Concerning “Goodbye, Christ”: Langston Hughes, Political Poetry, and African American Religion

jfernandez

Concerning “Goodbye, Christ”: Langston Hughes, Political Poetry, and African American Religion

March 17, 2015 / 5:00 pm - 7:00 pm / Add to Google
220 Stephens Hall

Wallace Best, Professor of Religion and African American Studies, Princeton University

In March 1953, Senator Joseph McCarthy called the poet Langston Hughes before the Permanent Subcommittee on Investigations. Formed in 1948, the PSI was initially charged with investigating allegations of corruption in the national defense program. When McCarthy assumed the chairmanship, however, he redirected the focus, turning it into a tribunal to expose Communist subversives among federal employees, as well as the general public. Hughes’s summons offered no explanation, but within the first few moments of his interrogation it was clear that “Goodbye, Christ,” a poem he had written in 1932 while sojourning in the Soviet Union, sat at the center of the committee’s interest. The poem allegedly extolled Communism while denigrating the American way of life. Concerning “Goodbye, Christ” tells the story of Hughes’s poem and the sustained impact it had on his life. It also highlights the potential efficacy and the probable peril “political poetry” could have on an African American poet’s career during the middle decades of the twentieth century. As Hughes himself would proclaim in 1964, “politics can be the graveyard of the poet, and only poetry can be his resurrection.”

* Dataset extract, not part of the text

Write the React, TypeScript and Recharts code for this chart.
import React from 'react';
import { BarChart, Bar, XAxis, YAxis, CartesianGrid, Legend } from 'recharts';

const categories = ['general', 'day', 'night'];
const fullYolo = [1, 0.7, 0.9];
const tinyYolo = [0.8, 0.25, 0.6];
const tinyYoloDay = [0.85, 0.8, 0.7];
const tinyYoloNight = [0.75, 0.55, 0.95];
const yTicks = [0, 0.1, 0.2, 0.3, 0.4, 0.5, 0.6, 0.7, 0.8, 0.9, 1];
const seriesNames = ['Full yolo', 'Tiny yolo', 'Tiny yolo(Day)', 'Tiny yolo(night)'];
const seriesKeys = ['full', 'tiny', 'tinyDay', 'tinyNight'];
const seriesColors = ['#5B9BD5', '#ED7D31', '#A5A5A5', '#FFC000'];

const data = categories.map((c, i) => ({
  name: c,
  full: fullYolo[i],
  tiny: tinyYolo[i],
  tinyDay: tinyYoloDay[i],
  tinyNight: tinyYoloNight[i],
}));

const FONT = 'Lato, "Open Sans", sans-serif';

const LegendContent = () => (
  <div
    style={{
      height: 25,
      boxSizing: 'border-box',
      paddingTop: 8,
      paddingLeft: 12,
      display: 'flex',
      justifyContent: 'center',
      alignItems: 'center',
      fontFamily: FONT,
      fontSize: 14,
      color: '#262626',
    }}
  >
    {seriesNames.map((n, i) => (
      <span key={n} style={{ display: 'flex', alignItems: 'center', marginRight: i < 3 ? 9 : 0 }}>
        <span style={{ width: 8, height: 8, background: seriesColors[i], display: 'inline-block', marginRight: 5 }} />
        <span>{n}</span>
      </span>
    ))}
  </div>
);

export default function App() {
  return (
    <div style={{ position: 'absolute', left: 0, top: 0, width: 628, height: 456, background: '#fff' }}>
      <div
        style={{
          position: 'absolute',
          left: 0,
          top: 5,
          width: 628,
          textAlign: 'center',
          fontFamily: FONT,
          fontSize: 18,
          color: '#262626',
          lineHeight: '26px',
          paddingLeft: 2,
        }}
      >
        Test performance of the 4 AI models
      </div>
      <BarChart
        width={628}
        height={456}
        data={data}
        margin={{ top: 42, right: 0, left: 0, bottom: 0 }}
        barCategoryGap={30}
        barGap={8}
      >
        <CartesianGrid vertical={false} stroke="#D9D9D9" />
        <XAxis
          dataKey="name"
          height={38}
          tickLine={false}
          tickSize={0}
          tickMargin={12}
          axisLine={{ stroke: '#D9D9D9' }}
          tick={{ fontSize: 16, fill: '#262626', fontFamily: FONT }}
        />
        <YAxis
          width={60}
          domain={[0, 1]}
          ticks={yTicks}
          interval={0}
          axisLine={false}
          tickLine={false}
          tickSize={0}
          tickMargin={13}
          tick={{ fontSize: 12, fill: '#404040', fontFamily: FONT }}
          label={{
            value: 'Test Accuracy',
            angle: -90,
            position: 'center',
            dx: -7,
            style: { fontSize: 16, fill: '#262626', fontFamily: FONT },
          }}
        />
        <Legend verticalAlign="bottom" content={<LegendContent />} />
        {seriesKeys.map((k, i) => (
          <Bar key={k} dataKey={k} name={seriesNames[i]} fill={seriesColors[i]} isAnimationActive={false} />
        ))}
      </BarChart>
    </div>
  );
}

Wallace Best specializes in 19th and 20th century African American religious history. His research and teaching focus on the areas of African American religion, religion and literature, Global Pentecostalism, gender and sexuality, and Womanist theology. He has held fellowships at Princeton’s Center for the Study of Religion and the W. E. B. Du Bois Institute at Harvard University. He is the author of Passionately Human, No Less Divine: Religion and Culture in Black Chicago, 1915-1952 (Princeton University Press, 2005), and his current book project is Langston’s Salvation: American Religion and the Bard of Harlem.